Thanks for setting this board up. While I enjoyed reading reviews of the games during the comp last year when I was a competitor, the two places I didn’t much care for seeing them was at rec.arts and rec.games int-fiction. They were just too hard to avoid, there. This board, though, I felt was better, with reviews segregated from the rest of the boards and out of the way.
So, I thought I’d post some thoughts here as I play. Comments are welcome of course.
GAMES MENTIONED SO FAR IN THIS THREAD
Berrost’s Challenge
Dracula’s Underground Crypt
The Absolute Worst IF Game in History
Escape from the Underworld
April in Paris
Riverside (page 2)
A Martian Odyssey
Red Moon
Violet
The Lucubrator
Buried in Shoes
Lighthouse (page 3)
Grief
First thoughts: Only one TADS 2 game? Oh, its breaking my heart. Not just because I love TADS 2, but because it suggests I may never see the day when someone writes a proper HTML-TADS interpreter for Mac OS X.
So, Mark Hatfield, here’s to you. Thanks for representing.

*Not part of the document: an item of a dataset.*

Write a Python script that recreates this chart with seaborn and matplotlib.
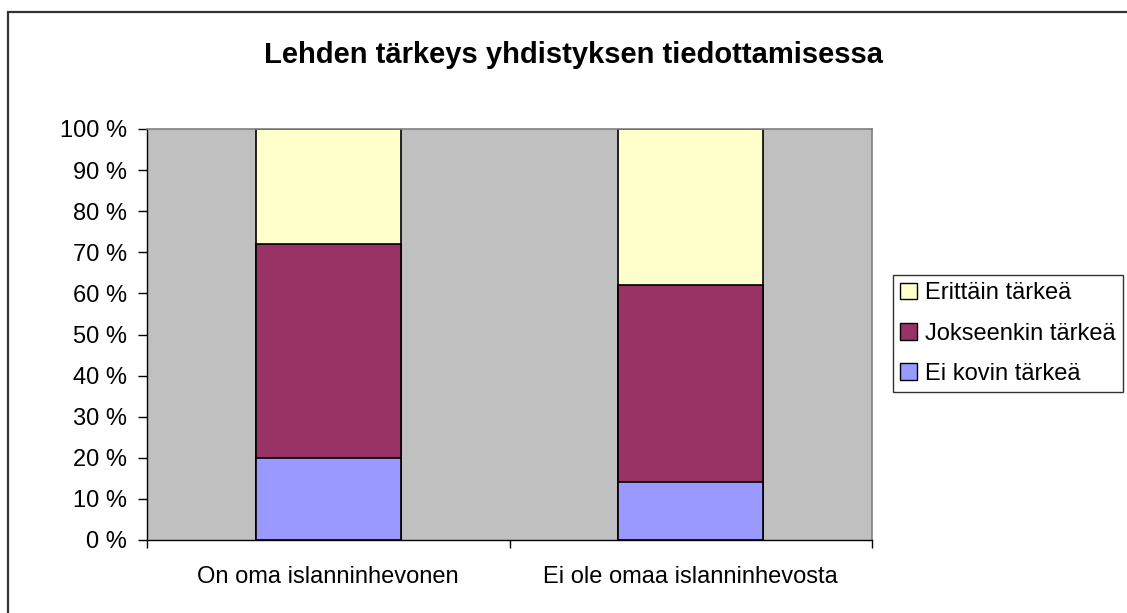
import matplotlib
matplotlib.use("Agg")
import matplotlib.pyplot as plt
import matplotlib.patches as mpatches
import seaborn as sns
import pandas as pd

# Arvot luettu kuvasta (prosentteja)
kategoriat = ["On oma islanninhevonen", "Ei ole omaa islanninhevosta"]
ei_kovin = [20, 14]
jokseenkin = [52, 48]
erittain = [28, 38]
sarjat = ["Ei kovin tärkeä", "Jokseenkin tärkeä", "Erittäin tärkeä"]
varit = ["#9999FF", "#993366", "#FFFFCC"]
y_ticks = list(range(0, 101, 10))

sns.set_style("white")
plt.rcParams["font.family"] = ["Liberation Sans", "DejaVu Sans"]
plt.rcParams["text.color"] = "black"
plt.rcParams["xtick.color"] = "black"
plt.rcParams["ytick.color"] = "black"
plt.rcParams["xtick.labelcolor"] = "black"
plt.rcParams["ytick.labelcolor"] = "black"

df = pd.DataFrame({"kategoria": kategoriat,
                   "Ei kovin tärkeä": ei_kovin,
                   "Jokseenkin tärkeä": jokseenkin,
                   "Erittäin tärkeä": erittain})
# kumulatiiviset summat pinottuja palkkeja varten
cum = df[sarjat].cumsum(axis=1)
cum["kategoria"] = df["kategoria"]

W, H = 1127, 613
fig = plt.figure(figsize=(W / 100, H / 100), dpi=100)
ax = fig.add_axes([147 / W, 1 - 540 / H, (872 - 147) / W, (540 - 129) / H])
ax.set_facecolor("#C0C0C0")

# piirretään korkein ensin, sitten matalammat päälle
for s, c in reversed(list(zip(sarjat, varit))):
    sns.barplot(data=cum, x="kategoria", y=s, color=c, width=0.4,
                edgecolor="black", linewidth=1.2, saturation=1, ax=ax)

ax.set_xlim(-0.5, 1.5)
ax.set_ylim(0, 100)
ax.set_yticks(y_ticks)
ax.set_yticklabels([f"{v} %" for v in y_ticks])
ax.set_xlabel("")
ax.set_ylabel("")
ax.set_xticks([0, 1])
ax.set_xticklabels(kategoriat)
ax.set_xticks([-0.5, 0.5, 1.5], minor=True)
ax.tick_params(axis="x", which="major", length=0, pad=19, labelsize=17, labelcolor="black")
ax.tick_params(axis="x", which="minor", length=6, width=1, color="black", direction="out", bottom=True)
ax.tick_params(axis="y", length=6.5, width=1, color="black", direction="out", left=True, pad=8,
               labelsize=17, labelcolor="black")

for side in ["top", "right"]:
    ax.spines[side].set_color("#808080")
    ax.spines[side].set_linewidth(1.2)
for side in ["left", "bottom"]:
    ax.spines[side].set_color("black")
    ax.spines[side].set_linewidth(1)

fig.text(574 / W, 1 - 55 / H, "Lehden tärkeys yhdistyksen tiedottamisessa",
         ha="center", va="center", fontsize=21, fontweight="bold", color="black")

kahvat = [mpatches.Patch(facecolor=c, edgecolor="black", linewidth=1, label=s)
          for s, c in zip(sarjat, varit)][::-1]
leg = fig.legend(handles=kahvat, loc="upper left", bbox_to_anchor=(893 / W, 1 - 275 / H),
                 frameon=True, fancybox=False, fontsize=17, borderaxespad=0,
                 handlelength=0.7, handleheight=0.7, handletextpad=0.35,
                 borderpad=0.3, labelspacing=0.78, labelcolor="black")
leg.get_frame().set_edgecolor("black")
leg.get_frame().set_linewidth(1)

# kaavion ulkoreunus (leikkautuu kuvan oikeasta ja alareunasta)
fig.patches.append(mpatches.Rectangle((8 / W, -0.1), 1.2, 1 - 12 / H + 0.1,
                                      transform=fig.transFigure, fill=False,
                                      edgecolor="#333333", linewidth=1.6))

fig.savefig("out.png", dpi=100)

And as it happens, I found Mark’s TADS 2 work Berrost’s Challenge an enjoyable diversion. I liked the strong and consistent authorial voice, and from a technical perspective the game deals with a wide variety of difficult substances like grease, sludge, grains, and water, without trouble – certainly they behaved in the expected manner, and did what I wanted them to, without much stress on the parser. Implementing body parts usually always ends in tears, too, but in my casual play session never stumbled onto any errors or weird responses about my thumb, which plays such an integral part in the game.
The story is light, breezy fantasy. In many respects the game reminded me of YAGWAD, from a previous comp, which I also enjoyed for many of the same reasons.
I played right up to the two hour mark, but if anything I think the game is too short. Your job is to collect scrolls, and “graduate” from your wizard studies. When the mission is accomplished at the end, Berrost finally intimates that there is something larger going on that needs your wizardly attention. This struck me as just right, but then we don’t get to play that part, instead, “that is another story.”
One of the concepts I really like in Berrost’s Challenge is that there are always two ways to solve a puzzle: one with magic, and one without. The downside of this though is that the way this difference is framed makes it not very fun: if you solve the puzzle using magic, you don’t earn as many points. So what we are left with is a magic-based game that doesn’t want you to use any magic. I would have enjoyed it more if I was encouraged to use magic the first time around then perhaps given an “expert mode”, in which you could try to play again without the use of magic. In the event, I collected scrolls, but never used them, which is a crime when there could have been some spellcasting going on (and the Enchanter series was always my favorite).
Best Puzzle: teamsters workbench/mining cart.
So, only one TADS 2 game, but it is well implemented, nicely written, and entertaining, and hints at larger ambitions.